Written task: Skip the pictures and quote all of the lines exactly.

#### Data extract

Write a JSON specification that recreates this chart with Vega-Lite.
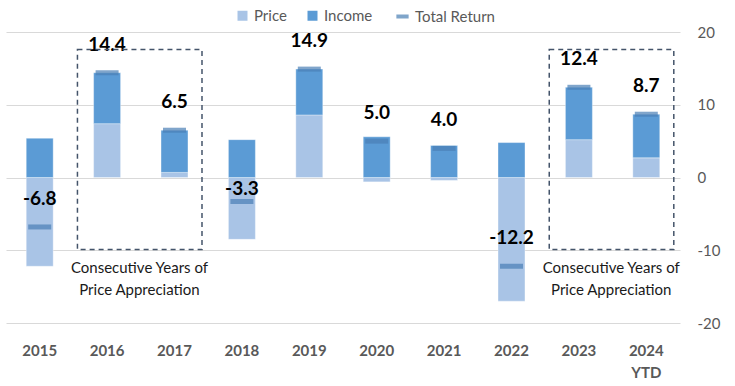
{
  "$schema": "https://vega.github.io/schema/vega-lite/v6.json",
  "width": 674,
  "height": 291,
  "autosize": {"type": "none"},
  "padding": {"left": 6, "top": 32, "right": 55, "bottom": 63},
  "background": "white",
  "config": {
    "font": "Lato",
    "view": {"stroke": null},
    "locale": {
      "number": {"decimal": ".", "thousands": ",", "grouping": [3], "currency": ["$", ""], "minus": "-"}
    }
  },
  "datasets": {
    "returns": [
      {"year": "2015", "Price": -12.2, "Income": 5.4, "total": -6.8},
      {"year": "2016", "Price": 7.4, "Income": 7.0, "total": 14.4},
      {"year": "2017", "Price": 0.7, "Income": 5.8, "total": 6.5},
      {"year": "2018", "Price": -8.5, "Income": 5.2, "total": -3.3},
      {"year": "2019", "Price": 8.6, "Income": 6.3, "total": 14.9},
      {"year": "2020", "Price": -0.6, "Income": 5.6, "total": 5.0},
      {"year": "2021", "Price": -0.4, "Income": 4.4, "total": 4.0},
      {"year": "2022", "Price": -17.0, "Income": 4.8, "total": -12.2},
      {"year": "2023", "Price": 5.2, "Income": 7.2, "total": 12.4},
      {"year": "2024 YTD", "Price": 2.7, "Income": 6.0, "total": 8.7}
    ],
    "boxes": [
      {"start": "2016", "end": "2017"},
      {"start": "2023", "end": "2024 YTD"}
    ]
  },
  "layer": [
    {
      "data": {"name": "returns"},
      "transform": [{"fold": ["Price", "Income"], "as": ["component", "value"]}],
      "mark": {"type": "bar", "stroke": "white", "strokeWidth": 0.6, "strokeOpacity": 0.6},
      "encoding": {
        "x": {
          "field": "year", "type": "nominal", "sort": null,
          "scale": {"paddingInner": 0.6, "paddingOuter": 0.3},
          "axis": {
            "title": null, "labelAngle": 0, "domain": false, "ticks": false, "grid": false,
            "labelFontSize": 15, "labelFontWeight": "bold", "labelColor": "#595959",
            "labelPadding": 20, "labelLineHeight": 22,
            "labelExpr": "split(datum.value, ' ')"
          }
        },
        "y": {
          "field": "value", "type": "quantitative", "stack": "zero",
          "scale": {"domain": [-20, 20], "nice": false},
          "axis": {
            "orient": "right", "title": null, "values": [-20, -10, 0, 10, 20],
            "domain": false, "ticks": false, "grid": true, "gridColor": "#d9d9d9", "gridWidth": 1,
            "labelFontSize": 15, "labelColor": "#595959", "labelPadding": 17
          }
        },
        "color": {
          "field": "component", "type": "nominal",
          "scale": {"domain": ["Price", "Income"], "range": ["#a9c4e6", "#5b9bd5"]},
          "legend": {
            "orient": "none", "legendX": 229, "legendY": -24, "direction": "horizontal",
            "title": null, "symbolType": "square", "symbolSize": 100, "symbolStrokeWidth": 0,
            "labelFontSize": 15, "labelColor": "#595959", "columnPadding": 18, "labelOffset": 4
          }
        },
        "order": {"field": "component", "sort": "descending"}
      }
    },
    {
      "data": {"name": "returns"},
      "mark": {"type": "tick", "thickness": 5, "size": 23, "color": "#4a7fb5", "strokeWidth": 0},
      "encoding": {
        "x": {"field": "year", "type": "nominal", "sort": null},
        "y": {"field": "total", "type": "quantitative"},
        "stroke": {
          "datum": "Total Return",
          "scale": {"domain": ["Total Return"], "range": ["#4a7fb5"]},
          "legend": {
            "orient": "none", "legendX": 388, "legendY": -24, "direction": "horizontal",
            "title": null, "symbolType": "stroke", "symbolSize": 150, "symbolStrokeWidth": 4,
            "labelFontSize": 15, "labelColor": "#595959", "labelOffset": 4
          }
        }
      }
    },
    {
      "data": {"name": "returns"},
      "transform": [{"filter": "datum.year != '2018'"}],
      "mark": {"type": "text", "fontSize": 19, "fontWeight": "bold", "color": "#000000", "baseline": "middle", "dy": -28},
      "encoding": {
        "x": {"field": "year", "type": "nominal", "sort": null},
        "y": {"field": "total", "type": "quantitative"},
        "text": {"field": "total", "type": "quantitative", "format": ".1f"}
      }
    },
    {
      "data": {"name": "returns"},
      "transform": [{"filter": "datum.year == '2018'"}],
      "mark": {"type": "text", "fontSize": 19, "fontWeight": "bold", "color": "#000000", "baseline": "middle", "dy": -13},
      "encoding": {
        "x": {"field": "year", "type": "nominal", "sort": null},
        "y": {"field": "total", "type": "quantitative"},
        "text": {"field": "total", "type": "quantitative", "format": ".1f"}
      }
    },
    {
      "data": {"name": "boxes"},
      "mark": {"type": "rect", "fill": null, "stroke": "#44546a", "strokeWidth": 1.5, "strokeDash": [5, 4]},
      "encoding": {
        "x": {"field": "start", "type": "nominal", "bandPosition": -0.6},
        "x2": {"field": "end", "bandPosition": 1.52},
        "y": {"datum": 17.6},
        "y2": {"datum": -9.9}
      }
    },
    {
      "data": {"name": "boxes"},
      "mark": {"type": "text", "fontSize": 15, "color": "#1a1a1a", "baseline": "middle", "lineHeight": 22},
      "encoding": {
        "x": {"field": "start", "type": "nominal", "bandPosition": 1.7},
        "y": {"datum": -12.4},
        "text": {"value": ["Consecutive Years of", "Price Appreciation"]}
      }
    }
  ]
}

########

Correct output:
Write a JSON specification that recreates this chart with Vega-Lite.
{
  "$schema": "https://vega.github.io/schema/vega-lite/v6.json",
  "width": 674,
  "height": 291,
  "autosize": {"type": "none"},
  "padding": {"left": 6, "top": 32, "right": 55, "bottom": 63},
  "background": "white",
  "config": {
    "font": "Lato",
    "view": {"stroke": null},
    "locale": {
      "number": {"decimal": ".", "thousands": ",", "grouping": [3], "currency": ["$", ""], "minus": "-"}
    }
  },
  "datasets": {
    "returns": [
      {"year": "2015", "Price": -12.2, "Income": 5.4, "total": -6.8},
      {"year": "2016", "Price": 7.4, "Income": 7.0, "total": 14.4},
      {"year": "2017", "Price": 0.7, "Income": 5.8, "total": 6.5},
      {"year": "2018", "Price": -8.5, "Income": 5.2, "total": -3.3},
      {"year": "2019", "Price": 8.6, "Income": 6.3, "total": 14.9},
      {"year": "2020", "Price": -0.6, "Income": 5.6, "total": 5.0},
      {"year": "2021", "Price": -0.4, "Income": 4.4, "total": 4.0},
      {"year": "2022", "Price": -17.0, "Income": 4.8, "total": -12.2},
      {"year": "2023", "Price": 5.2, "Income": 7.2, "total": 12.4},
      {"year": "2024 YTD", "Price": 2.7, "Income": 6.0, "total": 8.7}
    ],
    "boxes": [
      {"start": "2016", "end": "2017"},
      {"start": "2023", "end": "2024 YTD"}
    ]
  },
  "layer": [
    {
      "data": {"name": "returns"},
      "transform": [{"fold": ["Price", "Income"], "as": ["component", "value"]}],
      "mark": {"type": "bar", "stroke": "white", "strokeWidth": 0.6, "strokeOpacity": 0.6},
      "encoding": {
        "x": {
          "field": "year", "type": "nominal", "sort": null,
          "scale": {"paddingInner": 0.6, "paddingOuter": 0.3},
          "axis": {
            "title": null, "labelAngle": 0, "domain": false, "ticks": false, "grid": false,
            "labelFontSize": 15, "labelFontWeight": "bold", "labelColor": "#595959",
            "labelPadding": 20, "labelLineHeight": 22,
            "labelExpr": "split(datum.value, ' ')"
          }
        },
        "y": {
          "field": "value", "type": "quantitative", "stack": "zero",
          "scale": {"domain": [-20, 20], "nice": false},
          "axis": {
            "orient": "right", "title": null, "values": [-20, -10, 0, 10, 20],
            "domain": false, "ticks": false, "grid": true, "gridColor": "#d9d9d9", "gridWidth": 1,
            "labelFontSize": 15, "labelColor": "#595959", "labelPadding": 17
          }
        },
        "color": {
          "field": "component", "type": "nominal",
          "scale": {"domain": ["Price", "Income"], "range": ["#a9c4e6", "#5b9bd5"]},
          "legend": {
            "orient": "none", "legendX": 229, "legendY": -24, "direction": "horizontal",
            "title": null, "symbolType": "square", "symbolSize": 100, "symbolStrokeWidth": 0,
            "labelFontSize": 15, "labelColor": "#595959", "columnPadding": 18, "labelOffset": 4
          }
        },
        "order": {"field": "component", "sort": "descending"}
      }
    },
    {
      "data": {"name": "returns"},
      "mark": {"type": "tick", "thickness": 5, "size": 23, "color": "#4a7fb5", "strokeWidth": 0},
      "encoding": {
        "x": {"field": "year", "type": "nominal", "sort": null},
        "y": {"field": "total", "type": "quantitative"},
        "stroke": {
          "datum": "Total Return",
          "scale": {"domain": ["Total Return"], "range": ["#4a7fb5"]},
          "legend": {
            "orient": "none", "legendX": 388, "legendY": -24, "direction": "horizontal",
            "title": null, "symbolType": "stroke", "symbolSize": 150, "symbolStrokeWidth": 4,
            "labelFontSize": 15, "labelColor": "#595959", "labelOffset": 4
          }
        }
      }
    },
    {
      "data": {"name": "returns"},
      "transform": [{"filter": "datum.year != '2018'"}],
      "mark": {"type": "text", "fontSize": 19, "fontWeight": "bold", "color": "#000000", "baseline": "middle", "dy": -28},
      "encoding": {
        "x": {"field": "year", "type": "nominal", "sort": null},
        "y": {"field": "total", "type": "quantitative"},
        "text": {"field": "total", "type": "quantitative", "format": ".1f"}
      }
    },
    {
      "data": {"name": "returns"},
      "transform": [{"filter": "datum.year == '2018'"}],
      "mark": {"type": "text", "fontSize": 19, "fontWeight": "bold", "color": "#000000", "baseline": "middle", "dy": -13},
      "encoding": {
        "x": {"field": "year", "type": "nominal", "sort": null},
        "y": {"field": "total", "type": "quantitative"},
        "text": {"field": "total", "type": "quantitative", "format": ".1f"}
      }
    },
    {
      "data": {"name": "boxes"},
      "mark": {"type": "rect", "fill": null, "stroke": "#44546a", "strokeWidth": 1.5, "strokeDash": [5, 4]},
      "encoding": {
        "x": {"field": "start", "type": "nominal", "bandPosition": -0.6},
        "x2": {"field": "end", "bandPosition": 1.52},
        "y": {"datum": 17.6},
        "y2": {"datum": -9.9}
      }
    },
    {
      "data": {"name": "boxes"},
      "mark": {"type": "text", "fontSize": 15, "color": "#1a1a1a", "baseline": "middle", "lineHeight": 22},
      "encoding": {
        "x": {"field": "start", "type": "nominal", "bandPosition": 1.7},
        "y": {"datum": -12.4},
        "text": {"value": ["Consecutive Years of", "Price Appreciation"]}
      }
    }
  ]
}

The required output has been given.